El retorno del vitalicio y el cascabel del gato

Está claro que no es la primera vez que los estrategas comunicacionales del Ejército idean una manera de poner en aprietos a un gobierno civil, quedando justo al borde de la raya. La primera vez fue el Ejercicio de Enlace. Luego, todavía en tiempos de Patricio Aylwin, vino el “boinazo”. Frei Ruiz-Tagle sufrió las incertidumbres del retiro que era y no era del entonces comandante en jefe del Ejército. La maniobra del viernes 3 de marzo será, probablemente, la última protagonizada por el capitán general. Pero –transmitida al mundo “en vivo y en directo”- fue mucho más allá de las expectativas de quienes lo esperaron con banda militar y alfombra roja y le organizaron una escolta en tenida de combate y armas ad-hoc.

Los simbolismos en juego son múltiples.

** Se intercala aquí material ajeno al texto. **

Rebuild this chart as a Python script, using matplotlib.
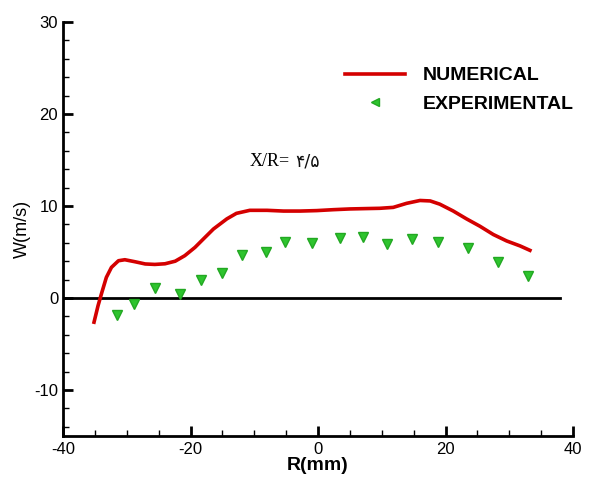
import numpy as np
import matplotlib.pyplot as plt
from matplotlib.lines import Line2D
from matplotlib.ticker import MultipleLocator

# numerical profile W(R)
r_num = [-35.2, -34.5, -33.9, -33.2, -32.4, -31.3, -30.3, -28.7, -27.1, -25.6,
         -24.0, -22.4, -20.9, -19.3, -18.0, -16.4, -14.3, -12.8, -10.7, -8.0,
         -5.4, -2.8, -0.2, 2.4, 5.0, 7.6, 9.7, 11.8, 13.9, 16.0,
         17.6, 19.1, 21.2, 23.3, 25.4, 27.5, 29.6, 31.7, 33.5]
w_num = [-2.82, -0.83, 0.62, 2.24, 3.33, 4.05, 4.16, 3.94, 3.70, 3.65,
         3.72, 4.00, 4.60, 5.50, 6.40, 7.50, 8.60, 9.20, 9.53, 9.53,
         9.45, 9.45, 9.50, 9.60, 9.68, 9.72, 9.75, 9.85, 10.29, 10.60,
         10.55, 10.20, 9.46, 8.60, 7.80, 6.90, 6.20, 5.66, 5.10]

# measured points
r_exp = [-31.6, -28.8, -25.6, -21.6, -18.3, -15.0, -11.9, -8.2, -5.2, -0.9,
         3.4, 7.1, 10.9, 14.8, 18.9, 23.5, 28.2, 32.9]
w_exp = [-1.9, -0.65, 1.05, 0.43, 1.95, 2.67, 4.66, 4.95, 6.1, 6.03,
         6.57, 6.64, 5.85, 6.39, 6.1, 5.45, 3.93, 2.35]

plt.rcParams['font.family'] = ['Liberation Sans', 'DejaVu Sans']
plt.rcParams['axes.unicode_minus'] = False

fig = plt.figure(figsize=(6.02, 4.84), dpi=100)
ax = fig.add_axes([63 / 602, 48 / 484, 510 / 602, 414 / 484])

red = '#d40000'
green = '#2ec42e'

ax.axhline(0, xmin=0, xmax=78 / 80, color='black', lw=2)
ax.plot(r_num, w_num, color=red, lw=2.6, solid_capstyle='butt')
ax.plot(r_exp, w_exp, ls='none', marker='v', ms=6.5, color=green,
        markeredgecolor='#22a822')

ax.set_xlim(-40, 40)
ax.set_ylim(-15, 30)
ax.xaxis.set_major_locator(MultipleLocator(20))
ax.xaxis.set_minor_locator(MultipleLocator(5))
ax.yaxis.set_major_locator(MultipleLocator(10))
ax.yaxis.set_minor_locator(MultipleLocator(2))
ax.tick_params(which='major', direction='in', length=7, width=2, labelsize=12)
ax.tick_params(which='minor', direction='in', length=4, width=1)
ax.tick_params(axis='x', pad=4)
ax.spines['top'].set_visible(False)
ax.spines['right'].set_visible(False)
ax.spines['left'].set_linewidth(2)
ax.spines['bottom'].set_linewidth(2)

ax.set_xlabel('R(mm)', fontsize=14, fontweight='bold', labelpad=0)
ax.set_ylabel('W(m/s)', fontsize=13, labelpad=2)

# section label
ax.text(-10.8, 14.3, 'X/R=', fontsize=13, family='Liberation Serif')
ax.text(-3.6, 14.3, '۴/۵', fontsize=12.5, family=['DejaVu Sans'],
        color='#111111')

handles = [Line2D([], [], color=red, lw=2.6),
           Line2D([], [], ls='none', marker='<', ms=6, color=green,
                  markeredgecolor='#22a822')]
ax.legend(handles, ['NUMERICAL', 'EXPERIMENTAL'], loc='center left',
          bbox_to_anchor=(345 / 602, 1 - 90 / 484),
          bbox_transform=fig.transFigure, frameon=False,
          prop={'weight': 'bold', 'size': 14}, handlelength=3.1,
          handletextpad=0.9, labelspacing=0.58, borderpad=0,
          borderaxespad=0)

fig.savefig('out.png', dpi=100)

Pero hay dos que considerar en primer lugar.

Por una parte, el propio senador vitalicio –todavía sedado, según dijo el médico de la FACH que venía en el avión- no pudo dejar de estar a la altura del lugar que se auto-asignó en la historia desde el 9 de septiembre de 1973, según ha dicho a un grupo de entrevistadores de la Universidad Finis Terrae. Pero, por otra parte, los pinochetistas de dentro de las Fuerzas Armadas -que durante año y medio mascaron la impotencia de no poder ir a Londres a liberarlo; sufrieron por tener que cometerse al poder civil, y ver que sus aliados civiles no le hacían asco a un juicio en Chile como mal menor- necesitaban entregar un mensaje categórico.

Es la clásica simbología castrense que tanto nos cuesta entender a los civiles. Frente a aquél que un día les aseguró que “si tocan a uno sólo de mis hombres, se acaba el estado de derecho”, querían decirle que tenían listos sus “corvos acerados”, o sus rifles de asalto, para protegerlo y –también, sobre todo- para protegerse.

Como se ha dicho, el general Ricardo Izurieta perdió la mejor oportunidad de fijar claramente la diferencia entre un soldado democrático y uno que no disimula su añoranza del pasado. Pero no es solo cuestión de deseos. ¿Podía, realmente hacerlo?

Desde octubre de 1998, en un esfuerzo que hasta ahora nadie conoce en su exacta medida, se logró acallar cualquier exabrupto, sin que afloraran las corrientes subterráneas pero ¿por cuánto tiempo más?

Sólo el tiempo nos dirá si este gesto de desafío, es apenas el comienzo de una etapa de tiranteces y tensiones, o el final de una aventura que –para todos los efectos reales- comenzó en setiembre de 1973 cuando el más cauto y hasta entonces reticente de los altos mandos –el general Pinochet- se plegó finalmente al golpe militar.

No es sólo tarea del nuevo Presidente de la República poner orden en esta materia. Deberán actual los poderes judicial y legislativo. Pero, sobre todo, deberá reaccionar la opinión pública, la que votó por uno y otro candidato en la segunda vuelta el 16 de enero, pero que, con cualquiera de ellos, creía que Pinochet debía volver y someterse a las mismas leyes que todos los chilenos.